Each line of the material below that holds the word "this" needs to be copied.
BEGIN
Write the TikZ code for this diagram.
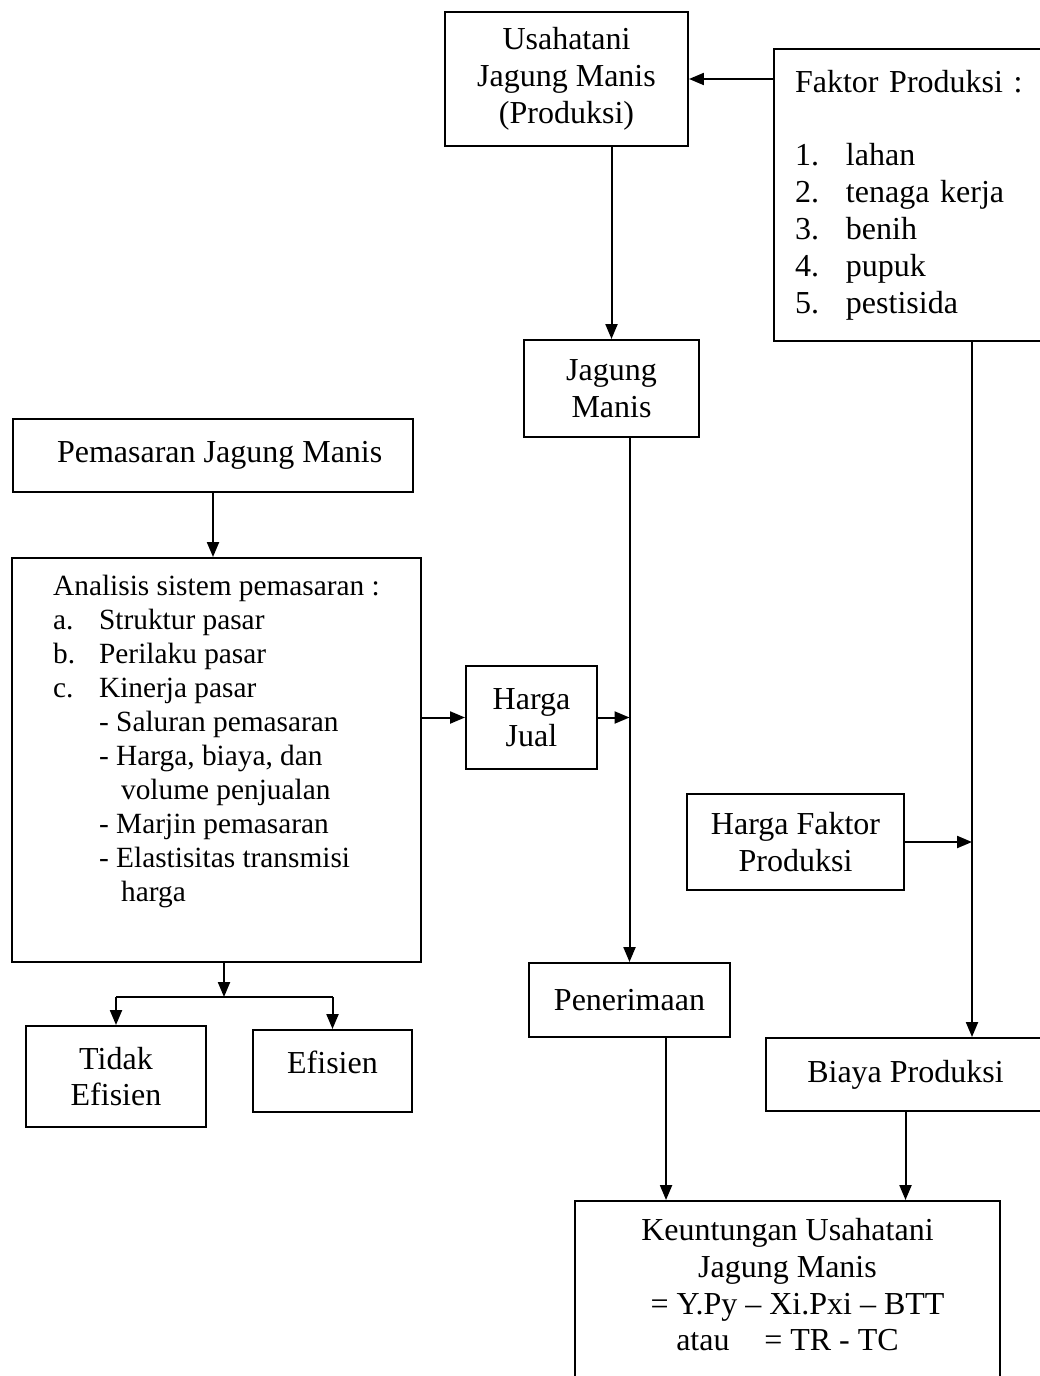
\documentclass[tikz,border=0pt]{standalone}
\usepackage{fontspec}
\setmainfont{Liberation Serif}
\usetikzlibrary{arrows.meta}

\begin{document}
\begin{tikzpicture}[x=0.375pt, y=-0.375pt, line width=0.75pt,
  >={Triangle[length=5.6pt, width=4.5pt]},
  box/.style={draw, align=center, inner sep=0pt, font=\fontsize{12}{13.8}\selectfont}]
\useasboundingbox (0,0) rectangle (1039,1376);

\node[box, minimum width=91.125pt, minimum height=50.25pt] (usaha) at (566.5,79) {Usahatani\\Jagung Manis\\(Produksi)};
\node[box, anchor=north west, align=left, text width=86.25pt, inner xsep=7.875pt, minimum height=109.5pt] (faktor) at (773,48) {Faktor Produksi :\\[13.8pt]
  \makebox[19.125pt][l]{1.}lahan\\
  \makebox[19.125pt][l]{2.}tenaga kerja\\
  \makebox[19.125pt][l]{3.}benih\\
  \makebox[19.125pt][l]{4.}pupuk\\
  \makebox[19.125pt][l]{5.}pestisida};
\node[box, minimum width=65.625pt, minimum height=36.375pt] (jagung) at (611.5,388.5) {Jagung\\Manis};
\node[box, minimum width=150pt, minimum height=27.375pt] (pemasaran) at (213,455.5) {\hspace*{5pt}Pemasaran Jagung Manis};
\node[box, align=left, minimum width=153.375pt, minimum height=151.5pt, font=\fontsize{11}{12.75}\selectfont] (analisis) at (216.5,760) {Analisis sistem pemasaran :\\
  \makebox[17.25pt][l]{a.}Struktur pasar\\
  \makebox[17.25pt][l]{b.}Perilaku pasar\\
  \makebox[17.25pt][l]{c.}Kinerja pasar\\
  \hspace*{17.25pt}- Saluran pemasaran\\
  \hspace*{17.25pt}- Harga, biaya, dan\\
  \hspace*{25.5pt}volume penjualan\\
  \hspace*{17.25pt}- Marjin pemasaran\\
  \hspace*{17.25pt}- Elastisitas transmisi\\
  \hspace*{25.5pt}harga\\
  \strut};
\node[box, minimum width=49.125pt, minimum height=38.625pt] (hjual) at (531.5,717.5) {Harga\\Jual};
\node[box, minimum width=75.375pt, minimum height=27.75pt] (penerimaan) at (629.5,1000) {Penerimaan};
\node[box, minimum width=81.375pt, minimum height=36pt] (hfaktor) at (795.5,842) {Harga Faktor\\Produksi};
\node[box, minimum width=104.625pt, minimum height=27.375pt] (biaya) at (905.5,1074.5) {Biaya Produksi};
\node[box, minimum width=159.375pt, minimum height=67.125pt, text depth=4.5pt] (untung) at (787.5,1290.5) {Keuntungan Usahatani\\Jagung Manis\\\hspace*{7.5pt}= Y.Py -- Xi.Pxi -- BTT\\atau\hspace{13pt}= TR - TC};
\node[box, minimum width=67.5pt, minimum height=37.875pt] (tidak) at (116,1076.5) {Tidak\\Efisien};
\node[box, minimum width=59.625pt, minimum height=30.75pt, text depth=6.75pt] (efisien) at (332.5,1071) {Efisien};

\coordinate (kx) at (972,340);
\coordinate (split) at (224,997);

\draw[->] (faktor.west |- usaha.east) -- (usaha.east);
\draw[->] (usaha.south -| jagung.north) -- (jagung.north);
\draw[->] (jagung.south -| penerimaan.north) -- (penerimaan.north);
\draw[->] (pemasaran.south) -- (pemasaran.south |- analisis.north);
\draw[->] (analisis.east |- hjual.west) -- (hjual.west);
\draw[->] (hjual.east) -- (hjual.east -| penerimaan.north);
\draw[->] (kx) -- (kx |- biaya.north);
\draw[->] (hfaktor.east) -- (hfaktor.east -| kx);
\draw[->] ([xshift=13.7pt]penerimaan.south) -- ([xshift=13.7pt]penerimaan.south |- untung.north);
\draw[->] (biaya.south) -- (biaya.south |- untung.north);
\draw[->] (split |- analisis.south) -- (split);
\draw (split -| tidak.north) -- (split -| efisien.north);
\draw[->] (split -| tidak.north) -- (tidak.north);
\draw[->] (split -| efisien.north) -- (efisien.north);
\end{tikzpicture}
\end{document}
END
BEGIN
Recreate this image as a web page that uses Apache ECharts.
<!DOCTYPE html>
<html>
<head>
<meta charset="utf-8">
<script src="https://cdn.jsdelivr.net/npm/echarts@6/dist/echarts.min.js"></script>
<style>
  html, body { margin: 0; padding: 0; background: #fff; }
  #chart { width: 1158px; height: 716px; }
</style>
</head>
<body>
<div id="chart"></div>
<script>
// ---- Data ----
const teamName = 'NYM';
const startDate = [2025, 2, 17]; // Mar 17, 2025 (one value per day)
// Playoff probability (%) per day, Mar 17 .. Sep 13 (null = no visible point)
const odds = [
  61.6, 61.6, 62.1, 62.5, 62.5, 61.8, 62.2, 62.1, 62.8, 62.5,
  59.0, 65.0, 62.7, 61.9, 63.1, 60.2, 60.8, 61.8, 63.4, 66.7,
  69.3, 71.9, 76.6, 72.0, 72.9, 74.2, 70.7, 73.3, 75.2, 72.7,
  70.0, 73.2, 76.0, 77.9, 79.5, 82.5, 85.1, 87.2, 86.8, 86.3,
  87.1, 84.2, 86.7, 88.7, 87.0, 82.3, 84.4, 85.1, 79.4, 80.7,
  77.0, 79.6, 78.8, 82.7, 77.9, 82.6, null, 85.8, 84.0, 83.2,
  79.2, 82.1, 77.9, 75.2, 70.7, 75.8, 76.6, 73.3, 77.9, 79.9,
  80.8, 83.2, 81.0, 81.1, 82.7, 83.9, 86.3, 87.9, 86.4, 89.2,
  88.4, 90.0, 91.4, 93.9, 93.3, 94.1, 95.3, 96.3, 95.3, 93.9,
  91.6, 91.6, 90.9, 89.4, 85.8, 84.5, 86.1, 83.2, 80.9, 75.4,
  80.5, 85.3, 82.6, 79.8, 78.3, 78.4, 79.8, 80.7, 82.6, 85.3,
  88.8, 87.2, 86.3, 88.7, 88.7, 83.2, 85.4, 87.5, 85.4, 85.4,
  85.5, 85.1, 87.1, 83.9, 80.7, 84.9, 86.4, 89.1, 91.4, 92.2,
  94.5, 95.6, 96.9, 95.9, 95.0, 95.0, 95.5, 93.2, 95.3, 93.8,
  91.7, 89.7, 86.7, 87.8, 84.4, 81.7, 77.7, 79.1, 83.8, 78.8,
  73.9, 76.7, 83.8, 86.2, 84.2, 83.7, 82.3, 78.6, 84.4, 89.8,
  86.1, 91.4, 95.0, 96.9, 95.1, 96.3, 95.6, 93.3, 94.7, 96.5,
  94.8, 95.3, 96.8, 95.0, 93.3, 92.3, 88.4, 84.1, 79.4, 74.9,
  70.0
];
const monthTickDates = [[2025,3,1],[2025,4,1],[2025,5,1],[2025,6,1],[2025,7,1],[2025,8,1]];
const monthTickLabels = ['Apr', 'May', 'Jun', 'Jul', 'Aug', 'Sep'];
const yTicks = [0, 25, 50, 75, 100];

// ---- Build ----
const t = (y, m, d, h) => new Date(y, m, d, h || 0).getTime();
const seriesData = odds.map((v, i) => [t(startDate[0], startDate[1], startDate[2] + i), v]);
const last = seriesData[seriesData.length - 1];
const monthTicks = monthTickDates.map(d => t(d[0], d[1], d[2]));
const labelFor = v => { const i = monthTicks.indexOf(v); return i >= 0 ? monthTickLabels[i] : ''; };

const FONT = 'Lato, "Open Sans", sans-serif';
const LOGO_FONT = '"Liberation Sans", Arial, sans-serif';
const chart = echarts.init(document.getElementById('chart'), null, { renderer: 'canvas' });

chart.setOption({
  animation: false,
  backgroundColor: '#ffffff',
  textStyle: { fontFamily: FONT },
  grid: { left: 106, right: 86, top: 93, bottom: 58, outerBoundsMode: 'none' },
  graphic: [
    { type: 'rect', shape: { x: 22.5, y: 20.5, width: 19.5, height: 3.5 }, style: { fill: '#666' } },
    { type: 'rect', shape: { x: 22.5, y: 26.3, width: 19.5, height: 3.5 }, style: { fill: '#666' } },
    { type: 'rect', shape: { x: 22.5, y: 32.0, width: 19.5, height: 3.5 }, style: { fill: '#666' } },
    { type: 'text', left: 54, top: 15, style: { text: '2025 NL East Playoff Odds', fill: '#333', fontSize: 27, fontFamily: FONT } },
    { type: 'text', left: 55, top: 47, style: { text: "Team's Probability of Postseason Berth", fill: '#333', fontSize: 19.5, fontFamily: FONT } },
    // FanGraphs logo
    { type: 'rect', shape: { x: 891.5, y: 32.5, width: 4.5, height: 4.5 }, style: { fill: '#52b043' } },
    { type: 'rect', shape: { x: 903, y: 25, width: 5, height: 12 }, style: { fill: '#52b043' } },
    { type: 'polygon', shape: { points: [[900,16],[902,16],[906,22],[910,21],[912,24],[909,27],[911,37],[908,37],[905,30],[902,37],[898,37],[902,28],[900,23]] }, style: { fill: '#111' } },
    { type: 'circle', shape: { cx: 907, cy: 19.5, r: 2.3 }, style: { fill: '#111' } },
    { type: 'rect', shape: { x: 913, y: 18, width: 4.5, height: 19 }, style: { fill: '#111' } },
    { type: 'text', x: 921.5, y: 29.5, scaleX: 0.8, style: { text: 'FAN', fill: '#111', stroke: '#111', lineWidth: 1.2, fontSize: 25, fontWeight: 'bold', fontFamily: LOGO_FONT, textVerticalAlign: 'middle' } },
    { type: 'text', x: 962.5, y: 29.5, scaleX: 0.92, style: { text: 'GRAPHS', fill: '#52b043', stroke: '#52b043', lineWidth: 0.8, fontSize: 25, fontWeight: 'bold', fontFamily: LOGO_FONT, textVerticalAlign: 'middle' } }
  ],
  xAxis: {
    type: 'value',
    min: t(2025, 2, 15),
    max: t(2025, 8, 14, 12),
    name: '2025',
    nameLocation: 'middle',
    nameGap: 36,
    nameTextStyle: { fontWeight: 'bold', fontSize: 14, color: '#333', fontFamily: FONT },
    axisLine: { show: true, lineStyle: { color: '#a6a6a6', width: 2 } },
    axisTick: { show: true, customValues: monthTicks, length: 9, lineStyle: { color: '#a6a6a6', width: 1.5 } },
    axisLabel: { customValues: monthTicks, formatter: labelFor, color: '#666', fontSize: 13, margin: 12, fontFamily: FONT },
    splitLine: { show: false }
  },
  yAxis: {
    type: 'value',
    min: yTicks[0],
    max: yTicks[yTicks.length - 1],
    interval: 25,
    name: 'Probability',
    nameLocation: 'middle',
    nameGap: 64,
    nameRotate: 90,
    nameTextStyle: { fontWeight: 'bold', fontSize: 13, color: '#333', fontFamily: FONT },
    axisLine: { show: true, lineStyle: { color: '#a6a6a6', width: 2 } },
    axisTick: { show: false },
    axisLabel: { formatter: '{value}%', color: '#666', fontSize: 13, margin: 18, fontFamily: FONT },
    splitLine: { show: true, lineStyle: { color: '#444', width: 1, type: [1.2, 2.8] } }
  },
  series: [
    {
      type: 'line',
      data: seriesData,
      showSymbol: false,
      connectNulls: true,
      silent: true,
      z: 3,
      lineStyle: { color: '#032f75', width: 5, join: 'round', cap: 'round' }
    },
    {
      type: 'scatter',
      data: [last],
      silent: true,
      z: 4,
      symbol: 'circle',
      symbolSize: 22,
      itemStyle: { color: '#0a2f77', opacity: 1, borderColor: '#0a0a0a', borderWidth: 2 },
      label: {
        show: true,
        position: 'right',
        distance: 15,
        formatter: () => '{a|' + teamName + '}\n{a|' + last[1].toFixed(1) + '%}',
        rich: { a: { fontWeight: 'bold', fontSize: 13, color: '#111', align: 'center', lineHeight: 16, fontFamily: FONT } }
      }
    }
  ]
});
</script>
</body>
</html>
END
→ Answer for the task
Write the TikZ code for this diagram.
Recreate this image as a web page that uses Apache ECharts.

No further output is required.